**Goal:** From the listing that follows, output everything exactly except the pictures.

**Source records:**

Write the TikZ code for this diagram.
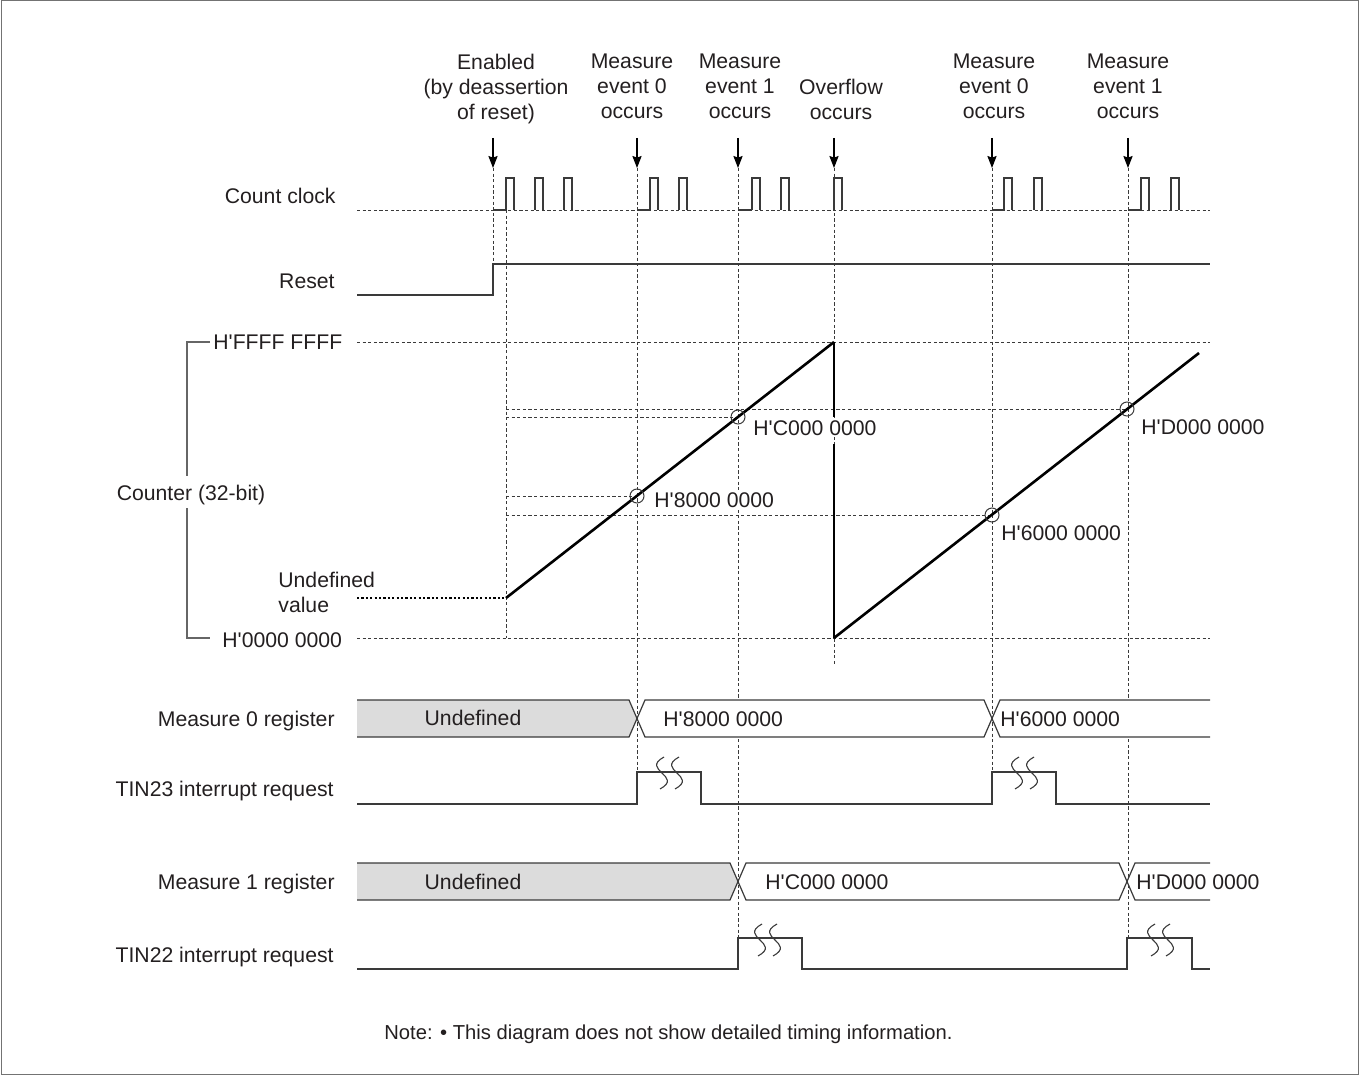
\documentclass[tikz,border=0pt]{standalone}
\usepackage{fontspec}
\setmainfont{Liberation Sans}[Ligatures=TeXOff]
\usetikzlibrary{arrows.meta}
\definecolor{txt}{HTML}{231F20}
\definecolor{linec}{HTML}{3A3A3A}
\definecolor{undef}{HTML}{DCDCDC}
\newcommand\mywig[2]{\draw[wiggle] (#1+2,#2-16) .. controls (#1-22,#2-3) and (#1+22,#2+3) .. (#1-2,#2+16);}
\begin{document}
\begin{tikzpicture}[x=0.5pt,y=-0.5pt,
  every node/.style={inner sep=0pt, text=txt, font=\fontsize{10.6pt}{12.5pt}\selectfont},
  sig/.style={draw=linec, line width=0.6pt},
  guide/.style={draw=linec, line width=0.4pt, dash pattern=on 1.6pt off 1.2pt},
  undefdot/.style={draw=black, line width=1.1pt, dash pattern=on 1.1pt off 1.1pt},
  ramp/.style={draw=black, line width=1.3pt, line join=miter},
  evarrow/.style={draw=black, line width=0.6pt, -{Stealth[length=6pt,width=4.6pt,inset=0.8pt]}},
  wiggle/.style={draw=linec, line width=0.55pt},
  brk/.style={draw=black!60, line width=0.6pt},
  toplab/.style={anchor=north, align=center},
  lab/.style={anchor=base east},
  val/.style={anchor=base west},
  valw/.style={anchor=base west, fill=white, inner sep=1pt},
]
\useasboundingbox (0,0) rectangle (1359,1075);
\draw[black!55, line width=0.5pt] (1,1) rectangle (1358,1074);

% ---------- event labels and arrows ----------
\node[toplab] (tEn) at (496,54) {Enabled\\(by deassertion\\of reset)};
\node[toplab] (tM0a) at (632,54) {Measure\\event 0\\occurs};
\node[toplab] (tM1a) at (740,54) {Measure\\event 1\\occurs};
\node[toplab] (tOv) at (841,79) {Overflow\\occurs};
\node[toplab] (tM0b) at (994,54) {Measure\\event 0\\occurs};
\node[toplab] (tM1b) at (1128,54) {Measure\\event 1\\occurs};

\foreach \x/\n in {493/a,637/b,738/c,834/d,992/e,1128/f}{
  \coordinate (s\n) at (\x,138);
  \coordinate (t\n) at (\x,168);
  \draw[evarrow] (s\n) -- (t\n);
}

% ---------- vertical guide lines ----------
\draw[guide] (ta) -- (493,264);
\draw[guide] (506,210) -- (506,638);
\draw[guide] (tb) -- (637,772);
\draw[guide] (tc) -- (738,938);
\draw[guide] (td) -- (834,665);
\draw[guide] (te) -- (992,772);
\draw[guide] (tf) -- (1128,938);

% ---------- signal labels ----------
\node[lab] (lClk) at (336,203.5) {Count clock};
\node[lab] (lRst) at (335,288.5) {Reset};
\node[val] (lFF) at (213,349.5) {H'FFFF FFFF};
\node[val] (l00) at (222,647) {H'0000 0000};
\node[anchor=base] (lCnt) at (191,500) {Counter (32-bit)};
\node[anchor=north west, align=left] (lUnd) at (278,572) {Undefined\\value};
\node[lab] (lM0) at (335,726.5) {Measure 0 register};
\node[lab] (lT23) at (334,796.5) {TIN23 interrupt request};
\node[lab] (lM1) at (335,889.5) {Measure 1 register};
\node[lab] (lT22) at (334,962.5) {TIN22 interrupt request};

% ---------- count clock ----------
\draw[guide] (357,210) -- (1210,210);
\foreach \a in {493,637,738,992,1128}{
  \draw[sig] (\a,210) -- (\a+13,210);
}
\foreach \a in {506,535,564,650,679,752,781,834,1004,1034,1141,1171}{
  \draw[sig] (\a,210) -- (\a,178) -- (\a+8,178) -- (\a+8,210);
}

% ---------- reset ----------
\draw[sig] (357,295) -- (493,295) -- (493,264) -- (1210,264);

% ---------- counter ----------
\draw[brk] (210,342) -| (187,476);
\draw[brk] (187,508) |- (210,638);
\draw[guide] (357,342) -- (1210,342);
\draw[guide] (357,638) -- (1210,638);
\draw[guide] (506,409) -- (1127,409);
\draw[guide] (506,417) -- (738,417);
\draw[guide] (506,496) -- (637,496);
\draw[guide] (506,515) -- (992,515);
\draw[undefdot] (357,598) -- (506,598);

\node[valw] (vC) at (751,435) {H'C000 0000};
\node[valw] (v8) at (652,507.5) {H'8000 0000};
\node[valw] (v6) at (999,540.5) {H'6000 0000};
\node[valw] (vD) at (1139,434) {H'D000 0000};

\coordinate (r0) at (506,598);
\coordinate (r1) at (834,342);
\coordinate (r2) at (834,638);
\coordinate (r3) at (1199,353);
\draw[ramp] (r0) -- (r1);
\draw[ramp] (r1) -- (834,417) (834,444) -- (r2);
\draw[ramp] (r2) -- (r3);

\foreach \p in {(637,496),(738,417),(992,515),(1127,409)}{
  \draw[linec, line width=0.5pt] \p circle[radius=7];
}

% ---------- measure 0 register ----------
\fill[undef] (357,700) -- (629,700) -- (637,718.5) -- (629,737) -- (357,737) -- cycle;
\draw[sig] (357,700) -- (629,700) -- (637,718.5) -- (629,737) -- (357,737);
\draw[sig, fill=white] (637,718.5) -- (645,700) -- (984,700) -- (992,718.5) -- (984,737) -- (645,737) -- cycle;
\fill[white] (1000,700) -- (992,718.5) -- (1000,737) -- (1210,737) -- (1210,700) -- cycle;
\draw[sig] (1210,700) -- (1000,700) -- (992,718.5) -- (1000,737) -- (1210,737);
\node[anchor=base] (u0) at (473,725.5) {Undefined};
\node[val] (m08) at (663,726.5) {H'8000 0000};
\node[val] (m06) at (1000,726.5) {H'6000 0000};

% ---------- TIN23 ----------
\draw[sig] (357,804) -- (637,804) -- (637,772) -- (701,772) -- (701,804) -- (992,804)
  -- (992,772) -- (1056,772) -- (1056,804) -- (1210,804);
\mywig{662}{773}
\mywig{677}{773}
\mywig{1017}{773}
\mywig{1032}{773}

% ---------- measure 1 register ----------
\fill[undef] (357,863) -- (730,863) -- (738,881.5) -- (730,900) -- (357,900) -- cycle;
\draw[sig] (357,863) -- (730,863) -- (738,881.5) -- (730,900) -- (357,900);
\draw[sig, fill=white] (738,881.5) -- (746,863) -- (1119,863) -- (1127,881.5) -- (1119,900) -- (746,900) -- cycle;
\fill[white] (1135,863) -- (1127,881.5) -- (1135,900) -- (1210,900) -- (1210,863) -- cycle;
\draw[sig] (1210,863) -- (1135,863) -- (1127,881.5) -- (1135,900) -- (1210,900);
\node[anchor=base] (u1) at (473,889.5) {Undefined};
\node[val] (m1C) at (765,889.5) {H'C000 0000};
\node[val] (m1D) at (1136,889.5) {H'D000 0000};

% ---------- TIN22 ----------
\draw[sig] (357,969) -- (738,969) -- (738,938) -- (802,938) -- (802,969) -- (1127,969)
  -- (1127,938) -- (1192,938) -- (1192,969) -- (1210,969);
\mywig{760}{940}
\mywig{775}{940}
\mywig{1153}{940}
\mywig{1168}{940}

% ---------- note ----------
\node[val, font=\fontsize{10.1pt}{12pt}\selectfont] (note) at (384,1039.5) {Note: \textbullet{} This diagram does not show detailed timing information.};
\end{tikzpicture}
\end{document}
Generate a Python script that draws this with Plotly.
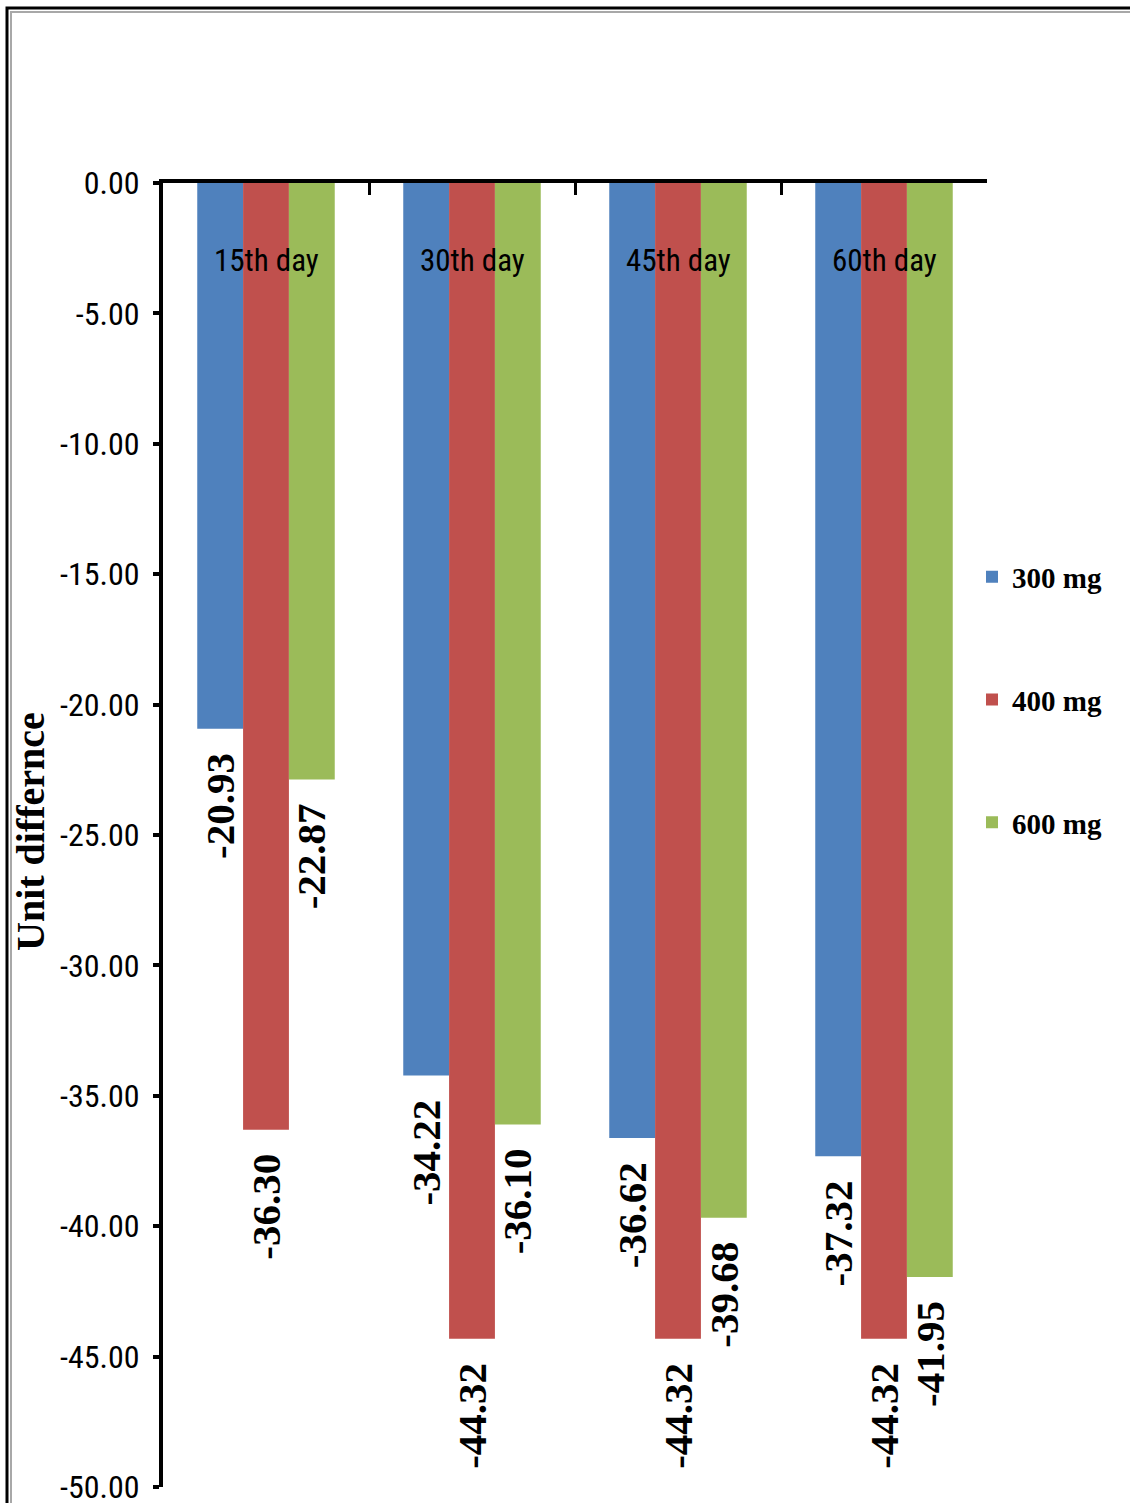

**Reply to the exercise:**
Write the TikZ code for this diagram.
\documentclass[tikz,border=0pt]{standalone}
\usepackage{fontspec}
\setmainfont{Liberation Sans}[Ligatures=TeXOff]
\usetikzlibrary{arrows.meta}
\definecolor{txt}{HTML}{231F20}
\definecolor{linec}{HTML}{3A3A3A}
\definecolor{undef}{HTML}{DCDCDC}
\newcommand\mywig[2]{\draw[wiggle] (#1+2,#2-16) .. controls (#1-22,#2-3) and (#1+22,#2+3) .. (#1-2,#2+16);}
\begin{document}
\begin{tikzpicture}[x=0.5pt,y=-0.5pt,
  every node/.style={inner sep=0pt, text=txt, font=\fontsize{10.6pt}{12.5pt}\selectfont},
  sig/.style={draw=linec, line width=0.6pt},
  guide/.style={draw=linec, line width=0.4pt, dash pattern=on 1.6pt off 1.2pt},
  undefdot/.style={draw=black, line width=1.1pt, dash pattern=on 1.1pt off 1.1pt},
  ramp/.style={draw=black, line width=1.3pt, line join=miter},
  evarrow/.style={draw=black, line width=0.6pt, -{Stealth[length=6pt,width=4.6pt,inset=0.8pt]}},
  wiggle/.style={draw=linec, line width=0.55pt},
  brk/.style={draw=black!60, line width=0.6pt},
  toplab/.style={anchor=north, align=center},
  lab/.style={anchor=base east},
  val/.style={anchor=base west},
  valw/.style={anchor=base west, fill=white, inner sep=1pt},
]
\useasboundingbox (0,0) rectangle (1359,1075);
\draw[black!55, line width=0.5pt] (1,1) rectangle (1358,1074);

% ---------- event labels and arrows ----------
\node[toplab] (tEn) at (496,54) {Enabled\\(by deassertion\\of reset)};
\node[toplab] (tM0a) at (632,54) {Measure\\event 0\\occurs};
\node[toplab] (tM1a) at (740,54) {Measure\\event 1\\occurs};
\node[toplab] (tOv) at (841,79) {Overflow\\occurs};
\node[toplab] (tM0b) at (994,54) {Measure\\event 0\\occurs};
\node[toplab] (tM1b) at (1128,54) {Measure\\event 1\\occurs};

\foreach \x/\n in {493/a,637/b,738/c,834/d,992/e,1128/f}{
  \coordinate (s\n) at (\x,138);
  \coordinate (t\n) at (\x,168);
  \draw[evarrow] (s\n) -- (t\n);
}

% ---------- vertical guide lines ----------
\draw[guide] (ta) -- (493,264);
\draw[guide] (506,210) -- (506,638);
\draw[guide] (tb) -- (637,772);
\draw[guide] (tc) -- (738,938);
\draw[guide] (td) -- (834,665);
\draw[guide] (te) -- (992,772);
\draw[guide] (tf) -- (1128,938);

% ---------- signal labels ----------
\node[lab] (lClk) at (336,203.5) {Count clock};
\node[lab] (lRst) at (335,288.5) {Reset};
\node[val] (lFF) at (213,349.5) {H'FFFF FFFF};
\node[val] (l00) at (222,647) {H'0000 0000};
\node[anchor=base] (lCnt) at (191,500) {Counter (32-bit)};
\node[anchor=north west, align=left] (lUnd) at (278,572) {Undefined\\value};
\node[lab] (lM0) at (335,726.5) {Measure 0 register};
\node[lab] (lT23) at (334,796.5) {TIN23 interrupt request};
\node[lab] (lM1) at (335,889.5) {Measure 1 register};
\node[lab] (lT22) at (334,962.5) {TIN22 interrupt request};

% ---------- count clock ----------
\draw[guide] (357,210) -- (1210,210);
\foreach \a in {493,637,738,992,1128}{
  \draw[sig] (\a,210) -- (\a+13,210);
}
\foreach \a in {506,535,564,650,679,752,781,834,1004,1034,1141,1171}{
  \draw[sig] (\a,210) -- (\a,178) -- (\a+8,178) -- (\a+8,210);
}

% ---------- reset ----------
\draw[sig] (357,295) -- (493,295) -- (493,264) -- (1210,264);

% ---------- counter ----------
\draw[brk] (210,342) -| (187,476);
\draw[brk] (187,508) |- (210,638);
\draw[guide] (357,342) -- (1210,342);
\draw[guide] (357,638) -- (1210,638);
\draw[guide] (506,409) -- (1127,409);
\draw[guide] (506,417) -- (738,417);
\draw[guide] (506,496) -- (637,496);
\draw[guide] (506,515) -- (992,515);
\draw[undefdot] (357,598) -- (506,598);

\node[valw] (vC) at (751,435) {H'C000 0000};
\node[valw] (v8) at (652,507.5) {H'8000 0000};
\node[valw] (v6) at (999,540.5) {H'6000 0000};
\node[valw] (vD) at (1139,434) {H'D000 0000};

\coordinate (r0) at (506,598);
\coordinate (r1) at (834,342);
\coordinate (r2) at (834,638);
\coordinate (r3) at (1199,353);
\draw[ramp] (r0) -- (r1);
\draw[ramp] (r1) -- (834,417) (834,444) -- (r2);
\draw[ramp] (r2) -- (r3);

\foreach \p in {(637,496),(738,417),(992,515),(1127,409)}{
  \draw[linec, line width=0.5pt] \p circle[radius=7];
}

% ---------- measure 0 register ----------
\fill[undef] (357,700) -- (629,700) -- (637,718.5) -- (629,737) -- (357,737) -- cycle;
\draw[sig] (357,700) -- (629,700) -- (637,718.5) -- (629,737) -- (357,737);
\draw[sig, fill=white] (637,718.5) -- (645,700) -- (984,700) -- (992,718.5) -- (984,737) -- (645,737) -- cycle;
\fill[white] (1000,700) -- (992,718.5) -- (1000,737) -- (1210,737) -- (1210,700) -- cycle;
\draw[sig] (1210,700) -- (1000,700) -- (992,718.5) -- (1000,737) -- (1210,737);
\node[anchor=base] (u0) at (473,725.5) {Undefined};
\node[val] (m08) at (663,726.5) {H'8000 0000};
\node[val] (m06) at (1000,726.5) {H'6000 0000};

% ---------- TIN23 ----------
\draw[sig] (357,804) -- (637,804) -- (637,772) -- (701,772) -- (701,804) -- (992,804)
  -- (992,772) -- (1056,772) -- (1056,804) -- (1210,804);
\mywig{662}{773}
\mywig{677}{773}
\mywig{1017}{773}
\mywig{1032}{773}

% ---------- measure 1 register ----------
\fill[undef] (357,863) -- (730,863) -- (738,881.5) -- (730,900) -- (357,900) -- cycle;
\draw[sig] (357,863) -- (730,863) -- (738,881.5) -- (730,900) -- (357,900);
\draw[sig, fill=white] (738,881.5) -- (746,863) -- (1119,863) -- (1127,881.5) -- (1119,900) -- (746,900) -- cycle;
\fill[white] (1135,863) -- (1127,881.5) -- (1135,900) -- (1210,900) -- (1210,863) -- cycle;
\draw[sig] (1210,863) -- (1135,863) -- (1127,881.5) -- (1135,900) -- (1210,900);
\node[anchor=base] (u1) at (473,889.5) {Undefined};
\node[val] (m1C) at (765,889.5) {H'C000 0000};
\node[val] (m1D) at (1136,889.5) {H'D000 0000};

% ---------- TIN22 ----------
\draw[sig] (357,969) -- (738,969) -- (738,938) -- (802,938) -- (802,969) -- (1127,969)
  -- (1127,938) -- (1192,938) -- (1192,969) -- (1210,969);
\mywig{760}{940}
\mywig{775}{940}
\mywig{1153}{940}
\mywig{1168}{940}

% ---------- note ----------
\node[val, font=\fontsize{10.1pt}{12pt}\selectfont] (note) at (384,1039.5) {Note: \textbullet{} This diagram does not show detailed timing information.};
\end{tikzpicture}
\end{document}
Generate a Python script that draws this with Plotly.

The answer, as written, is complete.